Matt Potter 4:39 p.m., April 22
Mary's Donuts: equal parts quirky and delicious
24-hour Santee donut shop has decades of personality, and tasty donuts to match.
“I’ll be heading to dinner tonight in Lakeside,” says the woman behind the counter at Mary’s Donuts (9031 Mission Gorge Road, Santee, 619-448-4800). “At the rodeo,” she adds, almost as an afterthought.
That introduction, unsolicited, prompts a long discourse on Lakeside (“it’s horse country!”), rodeos, and beauty pageants. “Back in the day,” she says, “really skinny girls used to always win the Miss Lakeside contest. Now it’s more…full-figured girls.”
To illustrate that last point, she draws an hourglass in the air with her hands, the movement suggestion a voluptuous lady.
“Good for them!” she continues, enthusiastic over the success of buxom beauty queens.
Then she talks about how she doesn’t really eat that many donuts.
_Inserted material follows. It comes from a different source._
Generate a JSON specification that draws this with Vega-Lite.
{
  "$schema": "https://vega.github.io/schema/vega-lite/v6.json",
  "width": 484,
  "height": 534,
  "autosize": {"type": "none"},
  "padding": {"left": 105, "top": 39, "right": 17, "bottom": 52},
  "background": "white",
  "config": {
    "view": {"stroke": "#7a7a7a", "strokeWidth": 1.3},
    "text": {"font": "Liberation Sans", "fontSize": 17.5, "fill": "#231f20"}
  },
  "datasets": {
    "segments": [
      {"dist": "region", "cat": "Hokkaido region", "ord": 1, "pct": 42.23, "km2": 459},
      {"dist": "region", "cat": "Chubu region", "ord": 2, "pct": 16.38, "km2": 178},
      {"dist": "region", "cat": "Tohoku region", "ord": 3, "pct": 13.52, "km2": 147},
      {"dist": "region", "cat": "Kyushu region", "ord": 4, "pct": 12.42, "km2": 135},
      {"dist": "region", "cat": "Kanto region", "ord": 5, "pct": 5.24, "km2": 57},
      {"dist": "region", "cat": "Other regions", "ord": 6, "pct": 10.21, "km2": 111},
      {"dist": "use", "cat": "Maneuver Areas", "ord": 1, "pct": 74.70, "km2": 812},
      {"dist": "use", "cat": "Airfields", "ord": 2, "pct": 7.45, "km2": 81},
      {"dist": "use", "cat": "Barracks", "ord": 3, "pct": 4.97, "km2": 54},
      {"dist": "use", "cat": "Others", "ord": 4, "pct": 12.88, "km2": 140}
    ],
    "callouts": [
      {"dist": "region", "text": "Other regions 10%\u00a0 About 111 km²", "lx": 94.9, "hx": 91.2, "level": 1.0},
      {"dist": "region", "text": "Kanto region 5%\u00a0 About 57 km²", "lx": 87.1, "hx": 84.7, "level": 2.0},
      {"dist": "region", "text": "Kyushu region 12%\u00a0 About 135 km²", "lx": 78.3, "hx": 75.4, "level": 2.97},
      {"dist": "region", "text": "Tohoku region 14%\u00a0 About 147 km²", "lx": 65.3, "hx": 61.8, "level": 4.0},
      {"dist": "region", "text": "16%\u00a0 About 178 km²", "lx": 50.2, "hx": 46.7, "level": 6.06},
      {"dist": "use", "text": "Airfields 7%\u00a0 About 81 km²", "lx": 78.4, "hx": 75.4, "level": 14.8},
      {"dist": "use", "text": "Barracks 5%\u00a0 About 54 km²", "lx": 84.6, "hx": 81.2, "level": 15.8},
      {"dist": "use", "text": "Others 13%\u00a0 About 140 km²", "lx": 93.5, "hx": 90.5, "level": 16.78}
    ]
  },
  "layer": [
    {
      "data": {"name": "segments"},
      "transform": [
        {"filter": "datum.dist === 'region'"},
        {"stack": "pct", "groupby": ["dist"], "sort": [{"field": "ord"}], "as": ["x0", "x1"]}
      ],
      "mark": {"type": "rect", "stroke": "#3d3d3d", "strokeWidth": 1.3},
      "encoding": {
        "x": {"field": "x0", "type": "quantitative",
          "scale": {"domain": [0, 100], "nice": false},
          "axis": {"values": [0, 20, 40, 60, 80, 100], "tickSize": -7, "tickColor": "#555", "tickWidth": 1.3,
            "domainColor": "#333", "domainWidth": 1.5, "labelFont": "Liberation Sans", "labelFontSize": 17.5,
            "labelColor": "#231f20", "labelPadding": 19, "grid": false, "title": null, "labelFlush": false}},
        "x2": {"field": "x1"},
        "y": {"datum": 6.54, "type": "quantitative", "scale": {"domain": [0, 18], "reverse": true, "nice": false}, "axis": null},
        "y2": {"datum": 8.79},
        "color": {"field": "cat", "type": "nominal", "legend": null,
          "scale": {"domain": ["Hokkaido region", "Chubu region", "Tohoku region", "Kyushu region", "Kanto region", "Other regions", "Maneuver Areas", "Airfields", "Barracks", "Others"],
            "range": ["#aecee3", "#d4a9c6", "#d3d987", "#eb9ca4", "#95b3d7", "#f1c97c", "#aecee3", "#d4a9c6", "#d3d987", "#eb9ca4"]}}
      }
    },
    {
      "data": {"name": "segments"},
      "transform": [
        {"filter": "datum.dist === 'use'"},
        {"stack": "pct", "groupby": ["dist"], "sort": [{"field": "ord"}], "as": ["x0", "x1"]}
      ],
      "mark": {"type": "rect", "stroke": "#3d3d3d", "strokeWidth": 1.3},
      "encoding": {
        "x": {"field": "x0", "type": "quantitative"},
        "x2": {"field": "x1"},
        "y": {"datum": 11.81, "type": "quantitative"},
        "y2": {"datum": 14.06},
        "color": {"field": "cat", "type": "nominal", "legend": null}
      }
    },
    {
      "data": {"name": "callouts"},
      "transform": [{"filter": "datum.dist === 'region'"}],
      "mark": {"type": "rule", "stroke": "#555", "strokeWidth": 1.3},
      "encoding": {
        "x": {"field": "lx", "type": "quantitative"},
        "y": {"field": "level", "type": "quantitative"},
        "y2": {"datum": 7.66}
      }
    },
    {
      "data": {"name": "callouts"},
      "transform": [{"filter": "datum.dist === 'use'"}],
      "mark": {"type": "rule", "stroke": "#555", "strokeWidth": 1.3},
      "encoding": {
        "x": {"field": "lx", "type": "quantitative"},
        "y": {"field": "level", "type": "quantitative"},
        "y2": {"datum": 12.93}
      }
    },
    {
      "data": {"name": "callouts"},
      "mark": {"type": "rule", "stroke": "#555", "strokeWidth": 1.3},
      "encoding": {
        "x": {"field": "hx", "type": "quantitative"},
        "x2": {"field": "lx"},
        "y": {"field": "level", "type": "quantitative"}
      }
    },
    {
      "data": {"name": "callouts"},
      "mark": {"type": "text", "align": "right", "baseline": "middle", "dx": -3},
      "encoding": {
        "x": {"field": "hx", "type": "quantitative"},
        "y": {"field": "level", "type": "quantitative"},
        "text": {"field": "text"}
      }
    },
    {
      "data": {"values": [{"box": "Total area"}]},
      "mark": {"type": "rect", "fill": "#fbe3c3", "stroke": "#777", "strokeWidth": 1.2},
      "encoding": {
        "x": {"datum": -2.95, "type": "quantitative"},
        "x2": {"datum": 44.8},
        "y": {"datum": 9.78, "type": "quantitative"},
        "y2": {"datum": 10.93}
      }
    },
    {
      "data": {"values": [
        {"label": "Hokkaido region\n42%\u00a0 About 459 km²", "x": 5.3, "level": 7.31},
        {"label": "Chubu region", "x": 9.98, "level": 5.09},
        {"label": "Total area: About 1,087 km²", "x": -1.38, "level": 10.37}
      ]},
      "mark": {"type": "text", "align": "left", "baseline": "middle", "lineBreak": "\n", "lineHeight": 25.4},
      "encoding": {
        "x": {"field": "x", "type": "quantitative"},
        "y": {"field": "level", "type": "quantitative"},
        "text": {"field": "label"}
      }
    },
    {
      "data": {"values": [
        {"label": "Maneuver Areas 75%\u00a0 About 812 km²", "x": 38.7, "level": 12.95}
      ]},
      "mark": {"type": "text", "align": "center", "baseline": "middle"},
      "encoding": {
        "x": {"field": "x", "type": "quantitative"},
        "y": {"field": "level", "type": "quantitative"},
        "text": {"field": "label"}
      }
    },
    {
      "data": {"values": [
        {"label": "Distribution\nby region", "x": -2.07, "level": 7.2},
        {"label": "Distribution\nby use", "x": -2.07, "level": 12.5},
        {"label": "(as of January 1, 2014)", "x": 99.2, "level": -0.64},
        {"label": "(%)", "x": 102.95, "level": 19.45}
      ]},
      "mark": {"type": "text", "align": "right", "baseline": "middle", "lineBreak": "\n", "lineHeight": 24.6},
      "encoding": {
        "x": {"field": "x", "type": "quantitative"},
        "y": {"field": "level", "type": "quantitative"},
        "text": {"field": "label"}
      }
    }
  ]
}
Don’t get her wrong, she loves them, but after looking at donuts all day every day (“we’re open 24/7/365!”), she loses the taste for the fried batter nuggets.
All this talk...banter, if you will, segues into the undeniable realization that Mary’s is a venerable institution of crullers, fritters, and donuts of all stripes. Snapshots of customers line the walls so that no space is left uncovered by their countless faces. Some of the photographs are of seventies and eighties vintage, with the mullets and mustaches to prove it!
The entire place oozes personality. Sitting and watching the lone donut maker shape, fry, dunk, and sprinkle all the donuts is magical. His stoic efficiency is a sharp contrast to the effusive charm of the lady at the counter, a perfect foil to her conversational vim and vigor.
Of course, this being Santee, a discrete stack of religious tracts abuts the wall at the far end of the dining room. Salvation near at hand.
But the donuts...Oh, the donuts. Mary’s big sellers are the crumb donuts, blueberry donuts, and apple fritters, which the the counter matron describes as “cow pies,” somehow making bull turds sound appealing.
The crumb donuts come in the raised cake style. Fully ensconced in a spicy, apple-y streusel, they’re exquisite.
Still better are the blueberry donuts, made in the denser classic cake style. The bold, blueberry flavor percolates through the tender pastry, which dissolves, at the first hint of biting, like a Nethacker trying to fight a black dragon without SDSM. (Fact: anyone who can get that reference without googling it gets some kind of geek prize.)
Yet, despite the excellent donuts, Mary’s biggest charm is its sense of self. The way the staff’s attitudes seem suffused with decades of random, East County donut culture, and vice-versa. It’s a haven for anyone who likes his donuts served up with a dose of personality and a touch of history.